The Geneva Conventions were aimed at protecting prisoners from the mistreatment of their captors, and the regime of Red Cross inspections was aimed at uncovering the cruelty of prison guards and atrocities condoned by camp administration. But these same standards did not address the possibility that prisoners would be subject to even worse cruelty, including judicial murder, carried out by other prisoners inside the camp, or that a camp administration would be so powerless to prevent these crimes. But the moral responsibility is clear when an armed force controls the lives of prisoners, and the American authorities failed in this responsibility.
Kŏje-do is also an example of history swept under the rug or re-written with a view to leaving out the unappealing parts.

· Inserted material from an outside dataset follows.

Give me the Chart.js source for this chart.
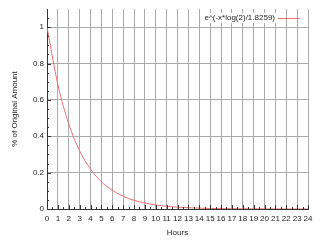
<!DOCTYPE html>
<html><head><meta charset="utf-8">
<script src="https://cdn.jsdelivr.net/npm/chart.js@4/dist/chart.umd.min.js"></script>
<style>html,body{margin:0;padding:0;background:#fff}#wrap{width:320px;height:240px}</style>
</head><body><div id="wrap"><canvas id="c" width="320" height="240"></canvas></div>
<script>
const hours = [0,1,2,3,4,5,6,7,8,9,10,11,12,13,14,15,16,17,18,19,20,21,22,23,24];
const amount = [1,0.684,0.468,0.320,0.219,0.150,0.103,0.070,0.048,0.033,0.022,0.015,0.010,0.007,0.005,0.003,0.002,0.0016,0.001,0.0007,0.0005,0.0003,0.0002,0.0002,0.0001];
const seriesLabel = 'e^(-x*log(2)/1.8259)';
const xTitle = 'Hours';
const yTitle = '% of Original Amount';

const FONT = {family:'"Liberation Sans", Arial, sans-serif', size:8};
const minorTicks = {
  id:'minorTicks',
  afterDatasetsDraw(chart){
    const ctx = chart.ctx, x = chart.scales.x, y = chart.scales.y;
    ctx.save(); ctx.strokeStyle = '#333'; ctx.lineWidth = 1;
    ctx.beginPath();
    for (let v = 0; v <= 24.001; v += 0.5) {
      const px = Math.round(x.getPixelForValue(v)) + 0.5;
      const len = Math.abs(v - Math.round(v)) < 1e-6 ? 4 : 2;
      ctx.moveTo(px, y.bottom); ctx.lineTo(px, y.bottom - len);
    }
    for (let v = 0; v <= 1.1; v += 0.05) {
      const py = Math.round(y.getPixelForValue(v)) + 0.5;
      const r = Math.round(v * 100) % 20 === 0;
      ctx.moveTo(x.left, py); ctx.lineTo(x.left + (r ? 4 : 2), py);
    }
    ctx.stroke(); ctx.restore();
  }
};
const insideLegend = {
  id:'insideLegend',
  afterDatasetsDraw(chart){
    const ctx = chart.ctx, ds = chart.data.datasets[0], a = chart.chartArea;
    const lineEnd = a.right - 8, lineStart = lineEnd - 22, ty = a.top + 9;
    ctx.save();
    ctx.font = FONT.size + 'px ' + FONT.family;
    ctx.fillStyle = '#222'; ctx.textAlign = 'right'; ctx.textBaseline = 'middle';
    const tw = ctx.measureText(ds.label).width;
    ctx.fillStyle = '#fff'; ctx.fillRect(lineStart - 3 - tw - 1, ty - 5, tw + 2, 10);
    ctx.fillStyle = '#222';
    ctx.fillText(ds.label, lineStart - 3, ty);
    ctx.strokeStyle = ds.borderColor; ctx.lineWidth = 1;
    ctx.beginPath(); ctx.moveTo(lineStart, Math.round(ty) + 0.5); ctx.lineTo(lineEnd, Math.round(ty) + 0.5); ctx.stroke();
    ctx.restore();
  }
};

new Chart(document.getElementById('c'), {
  type:'line',
  data:{ datasets:[{
    label: seriesLabel,
    data: hours.map((h,i)=>({x:h, y:amount[i]})),
    borderColor:'#f07070', backgroundColor:'#f07070', borderWidth:1,
    pointRadius:0, cubicInterpolationMode:'monotone', fill:false
  }]},
  options:{
    responsive:false, animation:false, devicePixelRatio:1,
    layout:{padding:{top:9, right:12, left:0, bottom:0}},
    plugins:{ tooltip:{enabled:false}, legend:{display:false} },
    scales:{
      x:{type:'linear', min:0, max:24,
        afterFit(s){ s.height = 31; },
        ticks:{stepSize:1, color:'#222', font:FONT, padding:5, maxRotation:0, autoSkip:false},
        grid:{color:'#aaaaaa', drawTicks:false},
        border:{color:'#333'},
        title:{display:true, text:xTitle, color:'#222', font:FONT, padding:{top:0, bottom:2}}
      },
      y:{type:'linear', min:0, max:1.1,
        afterFit(s){ s.width = 47; },
        ticks:{stepSize:0.2, includeBounds:false, color:'#222', font:FONT, padding:3,
          callback:v => String(Math.round(v*10)/10)},
        grid:{color:'#aaaaaa', drawTicks:false},
        border:{color:'#333'},
        title:{display:true, text:yTitle, color:'#222', font:FONT, padding:{top:10, bottom:0}}
      }
    }
  },
  plugins:[minorTicks, insideLegend]
});
</script></body></html>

Of course, this happens all the time and the most egregious examples readily come to mind: Stalin’s excision of the old Bolsheviks from the history of the Revolution, the refusal of American history books to relate the blatant racism of Woodrow Wilson or the fact that Roosevelt accommodated the southern racists in his New Deal coalition, and in Korea in the 1970s everyone knew that President Park had been an officer in the Japanese Army but one never saw this in print.
Samuel Johnson wrote, “'Among the calamities of war may be jointly numbered the diminution of the love of truth, by the falsehoods which interest dictates and credulity encourages.” And it’s not just in war, for something like this happens whenever history is set in print. The result is always an act of imagination, a reinvention, with moments of clear decision: what to emphasize, what to downplay, and perhaps most important, what to leave out. The damage is potentially permanent because, to put it simply, we don’t know what we don’t know.
Unless, of course, we happen to meet a witness, someone who was there, someone waiting to be asked by someone else willing to listen.